Young men in these situations often default to what psychologist Daniel Kahneman in his 2011 book, Thinking, Fast and Slow, calls “System 1” thinking, Pollack said. 

“System 1” thinking is the immediate, gut reaction an individual has, whereas “System 2” thinking involves taking a breath, slowing down, and reflecting before acting.

In two trials beginning in 2009 and 2013, respectively, researchers identified over 4,700 kids on Chicago’s South and West Sides who were at-risk of dropping out of high school and being arrested for violent crime.

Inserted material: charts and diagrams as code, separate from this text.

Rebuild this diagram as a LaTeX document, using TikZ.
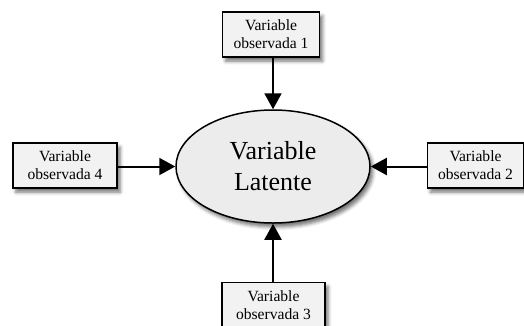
\documentclass[tikz,border=0pt]{standalone}
\usepackage{fontspec}
\setmainfont{Liberation Serif}
\usetikzlibrary{shadows.blur,arrows.meta,shapes.geometric}
\begin{document}
\begin{tikzpicture}[x=1pt,y=-1pt,
  softshadow/.style={blur shadow={shadow xshift=3pt,shadow yshift=-4pt,shadow blur radius=3.5pt,shadow opacity=55}},
  obsbox/.style={draw=black,line width=1.6pt,fill=gray!10,minimum width=97pt,minimum height=45pt,
    inner sep=0pt,align=center,font=\fontsize{15.6}{18}\selectfont,softshadow},
  latent/.style={draw=black,line width=1.5pt,ellipse,fill=gray!15,minimum width=194pt,minimum height=113pt,
    inner sep=0pt,align=center,font=\fontsize{26}{31}\selectfont,softshadow},
  link/.style={line width=2pt,-{Triangle[length=16pt,width=17pt]}}]
\useasboundingbox (0,0) rectangle (524,325);
\node[latent] (lat) at (273,166.5) {Variable\\Latente};
\node[obsbox] (o1) at (271,34.5) {Variable\\observada 1};
\node[obsbox,minimum width=96pt] (o2) at (475.5,165.5) {Variable\\observada 2};
\node[obsbox,minimum width=103pt] (o3) at (273.5,305) {Variable\\observada 3};
\node[obsbox,minimum width=104pt] (o4) at (65,165.5) {Variable\\observada 4};
\draw[link] (o1.south -| lat.north) -- (lat.north);
\draw[link] (o2.west |- lat.east) -- (lat.east);
\draw[link] (o3.north -| lat.south) -- (lat.south);
\draw[link] (o4.east |- lat.west) -- (lat.west);
\end{tikzpicture}
\end{document}
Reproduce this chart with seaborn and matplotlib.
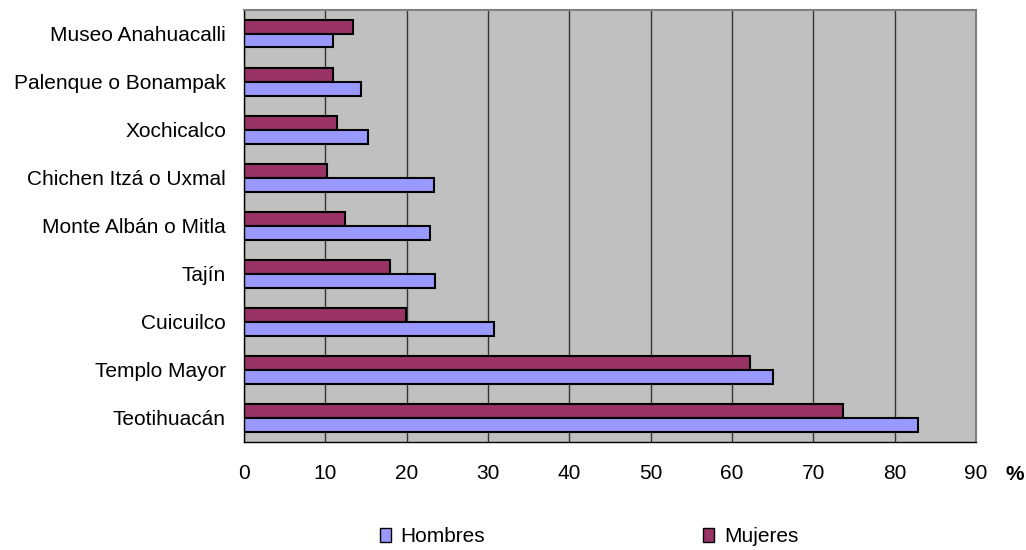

During the trial periods, total arrests for study participants fell by 28 to 35 percent, with arrests for violent crime falling by 45 to 50 percent and arrests for other crimes falling by 37 to 43 percent, according to the paper. 

Researchers found that youth involved were between 12 and 19 percent more likely to graduate high school. This data is not yet available for the trial that began in 2013. 

“I was surprised by the magnitude of these effects, and in some ways I was really saddened by them,” Pollack said. “With a relatively modest intervention, we shouldn’t be seeing such a dramatic decline in arrest for violent offenses. It really speaks to how much the kids need in their lives that they’re not getting.”

The researchers launched a third version of the trial in the Cook County Juvenile Temporary Detention Center, where juvenile arrestees are held before going to trial. The intervention included increased staff education, rewards for good behavior, and a daily program with many of the same elements as the Becoming A Man program. 

Compared to youths held in detention who did not receive the intervention, those who did were 21 percent less likely to be readmitted.

Unfortunately, Pollack said, the effect of the intervention fell off some after the study period ended. 

The study’s authors argue that more long-term intervention could lead to more sustained results. On the high end, the program costs about $2,000 per student participant to implement. 

Chicago Mayor Rahm Emanuel said at an event Monday that the city made an early investment in the program, and plans to allocate more funding to expand the number of students in BAM for the upcoming budget. 

“As a city it’s very easy to become convinced that there’s not much we can do to address these deeply rooted issues, and BAM is a great illustration that we can do things that are helpful, not a miracle cure, but things that are feasible and cost effective,” Pollack said.